Saturday, April 12, 2008

relationship advice

Clicking on links, as you do, I came across a forum where one can ask for counsel about one's love life from various random strangers throughout America and, indeed, the entire English speaking world. One of the questions posed was this: "How do I make a guy want more from me than just sex?"

I admit to being absolutely fascinated about this on several levels, and since I'm doing laundry and the Sox are presently in a rain delay, you get to hear about it.

My first point of fascination is that the answer to the question as posed is so self-evident I can't see there could be any debate about it. Namely, answer, you don't. You can't. It is impossible to "make" anyone do anything or feel anything. But if we all believed that, the relationship gurus would be out of business and I would not have, upstairs on a bookshelf, a tome entitled How to Make Anyone Fall in Love With You. (It was a very misguided Christmas present a few years ago. Shut up.)

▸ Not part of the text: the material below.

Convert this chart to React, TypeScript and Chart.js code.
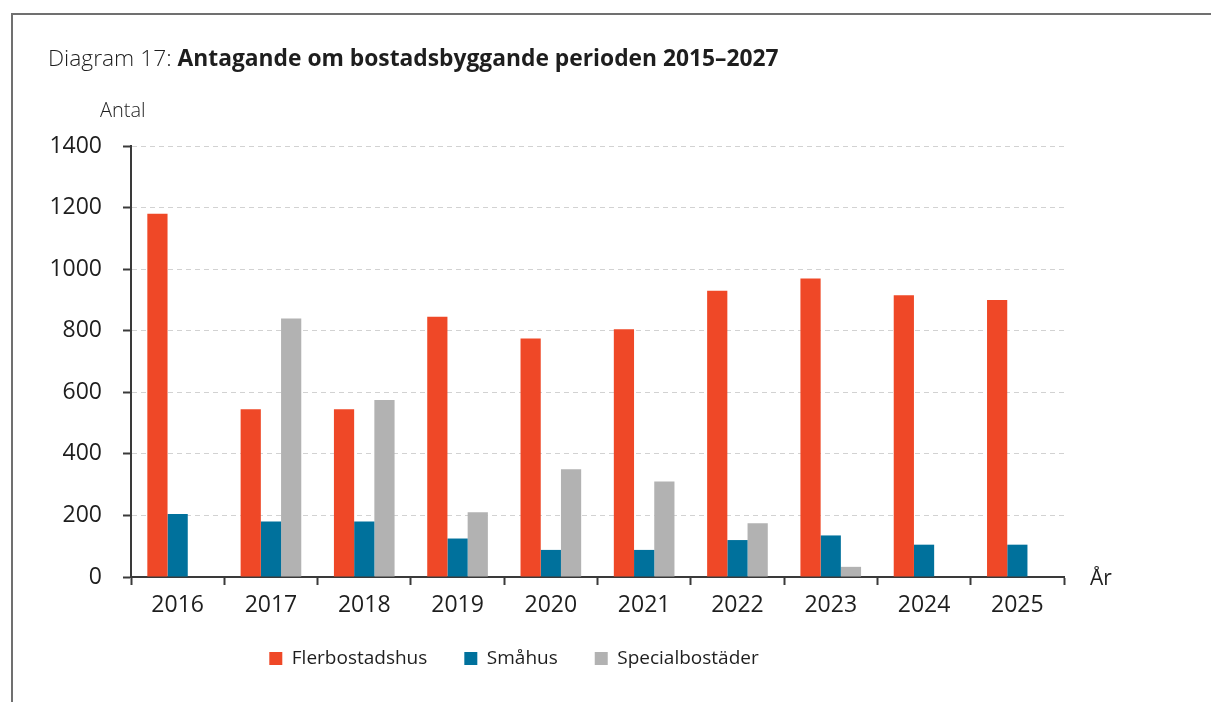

So then we get a lot of people who do believe you can "make" someone have feelings for you or who just don't have much in the way of reading comprehension, chiming in with suggestions to make the guy wait, "don't give up the milk for free", and other similar pieces of charming advice. Well, stupid people, that will not make a guy want more from the young woman in question than sex, though it may cause guys who only want sex to stop calling. Which was not what she asked for, but whatever. What fascinates me about this is that people, in 2008, are still advocating withholding sex as a relationship tactic. Seriously?

Sex as a weapon. Yup, that's how healthy, functional romantic partnerships are formed. Plus, y'know, we all know wimmins don't want, need, or like sex, and it's something we do just to trap men. Sigh.

Then we have the people who suggest the young woman plan dates in public places where they do fun and interesting things, not just go back to her place and boink. Well, you know, that may indeed give her the opportunity to do some things she wants to do with the dude in question, but I fail to see how it's going to "make" him want to do stuff with her (rather than suffering through it in hopes some later boinking is in the offing.) Again, reading comprehension, reading com-pre-hen-sion.

Just one person--one!--gave basically the advice I would have: that though you cannot make anyone have any particular feelings for you, what you can do is be the kind of fascinating, fun, great-to-be-around person who attracts people who want to be with you in bed and out of bed. Have something to offer besides your genitalia. Duh.

(I would so totally write one of those relationship-advice self-help books, if only I thought my long history of failed romances would play better on the book jacket. Maybe I could just hire me a devoted husband to accompany me on the book tour!)

xoxo

1 comment:

Craig H said...

As a highly-qualified expert on the subject of what guys want in a gal, (i.e. I have a penis) I concur 100%. The correct answer is "you can't".

Two useful points to be made from that. First, don't forget that the other kind of relationship is highly overrated and the impressions of which are grossly skewed by Hollywood idealism and other women's natural predilection to lie about how happy things are. However, if that doesn't do it for you, I'll suggest, second, that if you don't enjoy sex, you can always give up your place on the party boat to somebody else who can appreciate it, instead of trying to wish everything to become something its not. After all, it doesn't sound as if celibacy is all that unpleasant a possibility to somebody who is afraid of guys who might be into them.